To some people'the entire 2003 graduating class of Minnetonka High School, for example'it's a sort of unofficial class reunion; a chance to get the old gang together for a night of revelry.  

 

 

 

For others, it's the one night a year where punching a mounted police officer's horse and throwing bricks through hotel windows don't seem like such bad ideas. And for people like me, it's just a weekend we could do without. 

 

 

 

You're probably saying, 'But Joe, what's not to love about Halloween? With the right combination of boxed wine and tequila shots, anything can be fun.' That may well be the case, but I have my reasons for disliking the festivities.  

 

 

 

For starters, I hate looking for a costume. No matter how hard I try, the costume hunt always ends with me rummaging through piles of old clothing at Ragstock, all the while struggling to breathe in what must be the worst-smelling store in the history of Madison. Would it kill them to get some ventilation in there or to wash some of their clothing items before they put them out for sale? 

 

 

 

Not since my pre-school and kindergarten days, when I alternated being a Teenage Mutant Ninja Turtle and a player for the San Francisco 49ers, can I honestly say I've had a great costume.

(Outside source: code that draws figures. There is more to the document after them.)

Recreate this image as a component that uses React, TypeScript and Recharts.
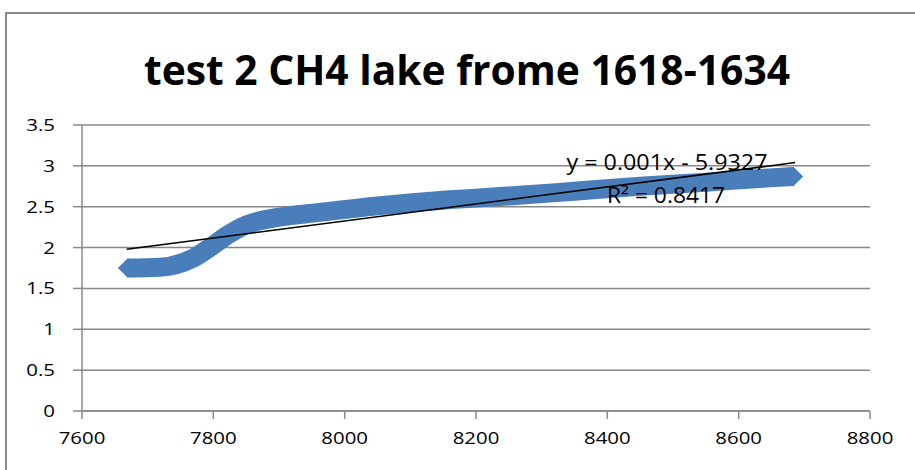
import React from "react";
import { ComposedChart, Line, XAxis, YAxis, CartesianGrid } from "recharts";

const xValues = [7670, 7719, 7769, 7800, 7821, 7851, 7891, 7962, 8050, 8150, 8250, 8350, 8450, 8550, 8641, 8683];
const yValues = [1.75, 1.76, 1.87, 2.03, 2.15, 2.28, 2.36, 2.43, 2.51, 2.58, 2.63, 2.69, 2.75, 2.8, 2.85, 2.87];
const trendX = [7668, 8686];
const trendY = [1.98, 3.04];
const xTicks = [7600, 7800, 8000, 8200, 8400, 8600, 8800];
const yTicks = [0, 0.5, 1, 1.5, 2, 2.5, 3, 3.5];
const title = "test 2 CH4 lake frome 1618-1634";
const eqLabel = "y = 0.001x - 5.9327";
const r2Label = "R² = 0.8417";

const series = xValues.map((x, i) => ({ x, y: yValues[i] }));
const trend = trendX.map((x, i) => ({ x, y: trendY[i] }));

const BLUE = "#4A7EBB";
const GRID = "#888888";
const FONT = "'Open Sans', sans-serif";

const EndDiamond = (props: any) => {
  const { cx, cy, index } = props;
  if (cx == null || cy == null) return null;
  if (index !== 0 && index !== xValues.length - 1) return <g />;
  const hw = 10, hh = 10;
  return <polygon points={`${cx - hw},${cy} ${cx},${cy - hh} ${cx + hw},${cy} ${cx},${cy + hh}`} fill={BLUE} stroke="none" />;
};

const XTick = (props: any) => {
  const { x, y, payload } = props;
  return (
    <g transform={`translate(${x},${y + 23}) scale(1.2,1)`}>
      <text textAnchor="middle" fontFamily={FONT} fontSize={17} fill="#000">{payload.value}</text>
    </g>
  );
};

const YTick = (props: any) => {
  const { x, y, payload } = props;
  return (
    <g transform={`translate(${x - 16},${y + 6}) scale(1.2,1)`}>
      <text textAnchor="end" fontFamily={FONT} fontSize={17} fill="#000">{payload.value}</text>
    </g>
  );
};

export default function App() {
  return (
    <div style={{ position: "absolute", left: 0, top: 0, width: 915, height: 470, background: "#fff", overflow: "hidden" }}>
      <div style={{ position: "absolute", left: 5, top: 12, width: 930, height: 480, borderLeft: `2px solid ${GRID}`, borderTop: `2px solid ${GRID}`, boxSizing: "border-box" }} />
      <div style={{ position: "absolute", left: 0, top: 0 }}>
        <ComposedChart width={915} height={470} margin={{ top: 125, right: 45, bottom: 0, left: 0 }}>
          <CartesianGrid horizontal={true} vertical={false} stroke={GRID} strokeWidth={1.5} />
          <XAxis
            type="number"
            dataKey="x"
            domain={[7600, 8800]}
            ticks={xTicks}
            height={59}
            stroke={GRID}
            strokeWidth={1.5}
            tickSize={8}
            tick={<XTick />}
            tickLine={{ stroke: GRID, strokeWidth: 1.5 }}
            allowDuplicatedCategory={false}
          />
          <YAxis
            type="number"
            domain={[0, 3.5]}
            ticks={yTicks}
            width={82}
            stroke={GRID}
            strokeWidth={1.5}
            tickSize={9}
            tick={<YTick />}
            tickLine={{ stroke: GRID, strokeWidth: 1.5 }}
          />
          <Line
            data={series}
            dataKey="y"
            type="monotone"
            stroke={BLUE}
            strokeWidth={19}
            dot={<EndDiamond />}
            activeDot={false}
            isAnimationActive={false}
          />
          <Line
            data={trend}
            dataKey="y"
            type="linear"
            stroke="#000"
            strokeWidth={1.5}
            dot={false}
            activeDot={false}
            isAnimationActive={false}
          />
        </ComposedChart>
      </div>
      <svg width={915} height={470} style={{ position: "absolute", left: 0, top: 0, pointerEvents: "none" }}>
        <text x={467} y={85} textAnchor="middle" fontFamily={FONT} fontWeight={700} fontSize={41} textLength={646} lengthAdjust="spacingAndGlyphs" fill="#000">{title}</text>
        <text x={667} y={170} textAnchor="middle" fontFamily={FONT} fontSize={21} textLength={201} lengthAdjust="spacingAndGlyphs" fill="#000">{eqLabel}</text>
        <text x={666} y={203} textAnchor="middle" fontFamily={FONT} fontSize={21} textLength={118} lengthAdjust="spacingAndGlyphs" fill="#000">{r2Label}</text>
      </svg>
    </div>
  );
}
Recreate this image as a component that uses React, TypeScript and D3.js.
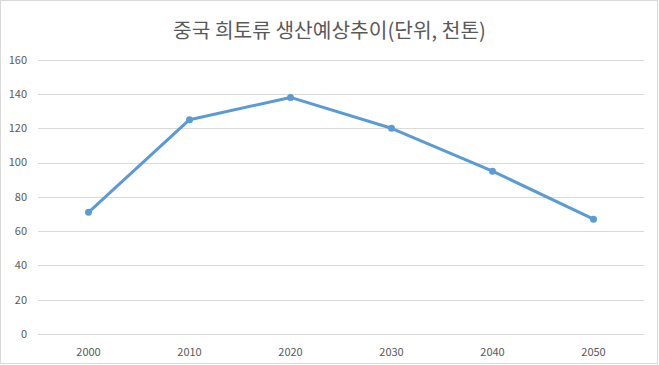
import React from "react";
import * as d3 from "d3";

const title = "중국 희토류 생산예상추이(단위, 천톤)";
const years = ["2000", "2010", "2020", "2030", "2040", "2050"];
const production = [71, 125, 138, 120, 95, 67];
const yTicks = [0, 20, 40, 60, 80, 100, 120, 140, 160];

const W = 659;
const H = 365;
const margin = { left: 38, right: 15, top: 60, bottom: 31 };

export default function App() {
  const x = d3
    .scaleBand<string>()
    .domain(years)
    .range([margin.left, 644])
    .paddingInner(0)
    .paddingOuter(0);
  const y = d3.scaleLinear().domain([0, 160]).range([334, 59.7]);
  const line = d3
    .line<number>()
    .x((_, i) => (x(years[i]) as number) + x.bandwidth() / 2)
    .y((d) => y(d));
  const font = "'Malgun Gothic', 'Noto Sans CJK KR', sans-serif";
  return (
    <svg
      width={W}
      height={H}
      style={{ position: "absolute", left: 0, top: 0, background: "#fff" }}
    >
      <rect x={0.5} y={0.5} width={W - 2} height={H - 2} fill="#fff" stroke="#d9d9d9" />
      <text
        x={W / 2}
        y={37.5}
        textAnchor="middle"
        fontFamily={font}
        fontSize={20.3}
        fill="#595959"
      >
        {title}
      </text>
      {yTicks.map((t) => (
        <g key={t}>
          <line
            x1={margin.left}
            x2={644}
            y1={Math.round(y(t)) + 0.5}
            y2={Math.round(y(t)) + 0.5}
            stroke="#d9d9d9"
            strokeWidth={1}
          />
          <text
            x={27}
            y={y(t)}
            dy="0.35em"
            textAnchor="end"
            fontFamily={font}
            fontSize={11}
            fill="#595959"
          >
            {t}
          </text>
        </g>
      ))}
      {years.map((yr) => (
        <text
          key={yr}
          x={(x(yr) as number) + x.bandwidth() / 2}
          y={352}
          dy="0.35em"
          textAnchor="middle"
          fontFamily={font}
          fontSize={11}
          fill="#595959"
        >
          {yr}
        </text>
      ))}
      <path
        d={line(production) as string}
        fill="none"
        stroke="#5B9BD5"
        strokeWidth={3}
        strokeLinejoin="round"
        strokeLinecap="round"
      />
      {production.map((v, i) => (
        <circle
          key={i}
          cx={(x(years[i]) as number) + x.bandwidth() / 2}
          cy={y(v)}
          r={3.5}
          fill="#5B9BD5"
        />
      ))}
    </svg>
  );
}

And since coming to Madison, my costumes have been a blend of bad shoes, too much hair gel and one really tight pair of jeans.  

 

 

 

I also have a more selfish reason. Halloween just happens to be my birthday, but guess what, nobody cares. Sure I get a few token birthday congratulations, but for the most part, my friends are too busy starting fires and climbing trees to notice. It's really very sad. 

 

 

 

I'm not the only one who doesn't like Halloween. Just ask the mayor and the police department. They've got bigger problems than finding a costume or getting birthday wishes.  

 

 

 

Problems like making sure there's enough tear gas for everyone on State Street and strategically planning where to put up their portable fences, because we all know nothing pacifies 80,000 rowdy college students better than plastic fencing. HA! They'd be better off doing nothing at all. Do they realize how well portable fences burn? 

 

 

 

But no matter how much I complain or city officials try, there's no stopping Halloween. Short of closing down all roads to Madison, there's really nothing anybody can do. And you can't really blame the kids from other schools for wanting to come here. Have you ever been to Mankato? How about Platteville? These aren't exactly the garden spots of the upper Midwest.  

 

 

 

Despite my anti-Halloween sentiments, I say, let them join us. Allow them to get a taste of the real Madison party scene. If that taste happens to be tear gas-flavored, so be it.